Suudi Arabistan: Dünyanın en büyük petrol rezervine sahip ülkesi Suudi Arabistan Ortadoğu’da her geçen gün önem kazanmaya devam etmektedir. Zenginliğini siyasal güce çevirme konusunda son birkaç yıldır çok önemli bir aşama kaydeden Suudi Arabistan’ın özellikle Lübnan ve Suriye’deki gelişmeler bağlamında yıldızı parlayabilir. Bunun yanı sıra Suudi Arabistan’ı 2013’te bekleyen iki temel gelişme kraliyet ailesinin geleceği ve ülkedeki muhalefeti kontrol altında tutmaktır. Kral Abdullah’ın ilerleyen yaşı ve veliaht prenslerin üst üste yaşamlarını kaybetmesi dikkate alındığında Suudi Arabistan’ın gelecek yıllardaki liderlik profilinin belirlenmesinde 2013 önemli bir yıl olabilir. Ülkedeki muhalefet ise zayıf olsa da mücadelesini sürdürmeye devam edecektir.

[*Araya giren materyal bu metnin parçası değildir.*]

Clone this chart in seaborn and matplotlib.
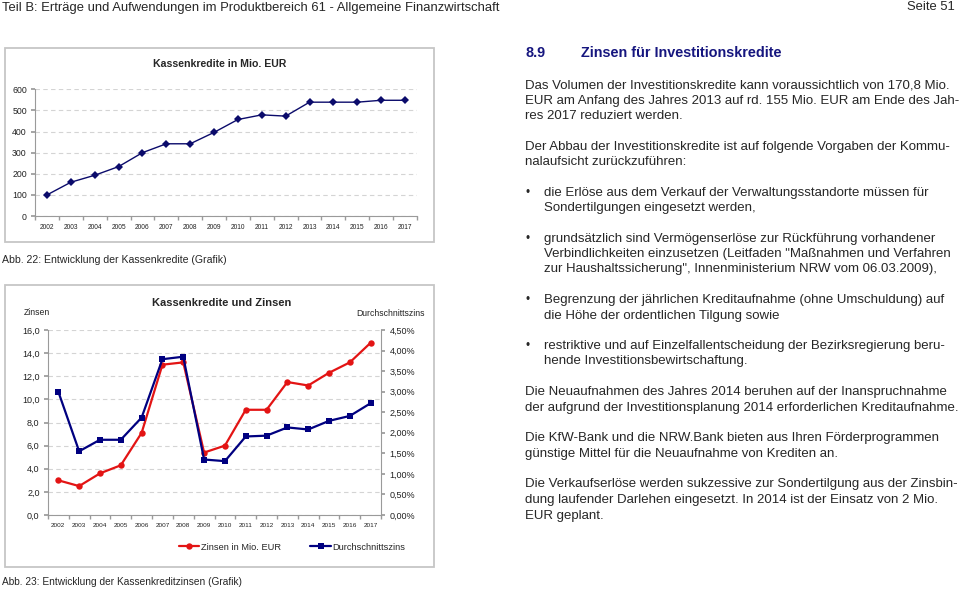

Suudi Arabistan için muhalefetin mücadelesi stratejik bir tehdit yaratmasa da Ortadoğu’nun genelindeki Şii-Sünni mücadelesi denkleminde Suudi Arabistan’daki Şii muhalefet de yakından izlenmelidir.
 
Filistin: 2013 yılının Filistin’e barış ve çözüm getirmesini beklemek fazlasıyla iyimserlik olacaktır. Bu yıl Filistin’in en önemli gündemi Hamas ile Fetih arasında kilitlenmiş durumdaki liderlik mücadelesinin alacağı hal olabilir. Filistin’de tarafların kendi aralarındaki sorunu aşmasının temel yolu seçim olmasına rağmen her iki aktör de seçime şüpheyle yaklaşmaktadır. Ancak hem parlamento hem de cumhurbaşkanlığı seçiminin çoktan geciktiği Filistin’de iç uzlaşı tarihi bir dönüm noktası olabilir. Bununla birlikte, iç uzlaşı gerçekleşse dahi ne İsrail tarafında ne de ABD’de İsrail Filistin Barışı’nın sağlanması yönünde bir itici güç bulunmadığından gerçekçi ve samimi bir nihai çözüm sürecinin başlatılması beklenmemelidir.
 
Dikkat edilmesi gereken ülkeler:
 
Bölgenin önde gelen devletlerinin yanı sıra üç ülkenin daha çok dikkatle takip edilmesi yararlı olacaktır: Lübnan, Ürdün ve Bahreyn.
 
Lübnan, bölgedeki güç mücadelesinin etkisine açıklığı nedeniyle her zaman için istikrarsızlığa yatkındır. Bu nedenle, ülkede henüz siyasal sorunlar çok ön plana çıkmasa da 2013 yılında yapılması beklenen genel seçimle birlikte ülkenin iç karışıklığa sürüklenmesi beklenebilir. Hem Suriye’deki olayların etkisi hem de Suudi Arabistan ve İran’ın Lübnan üzerindeki etki mücadeleleri bu ülkede hayli gergin bir yıl geçmesine neden olabilir.
 
Ürdün, Arap Baharı’ndan göreli olarak az etkilenen ülkelerden birisi gibi görünmektedir. Ancak Ürdün Kralı ile muhalefet arasında tırmanan gerginlik bu ülkenin her an patlamasına neden olabilir. Şu ana kadar sessiz olan Ürdün’de siyasal gerginliğin bir patlamaya dönüşmesi tüm dikkatlerin bu ülkeye dönmesine neden olabilir.
 
Arap Baharı’nın ilk uğradığı ve en güçlü şekilde bastırıldığı yerlerden birisi olan Bahreyn’de muhalefet taleplerinden vazgeçmiş değildir. 1.5 yıldır süren görüşme çabalarının bir sonuç üretmediği Bahreyn’de 2013 son derece ilginç gelişmelere sahne olabilir.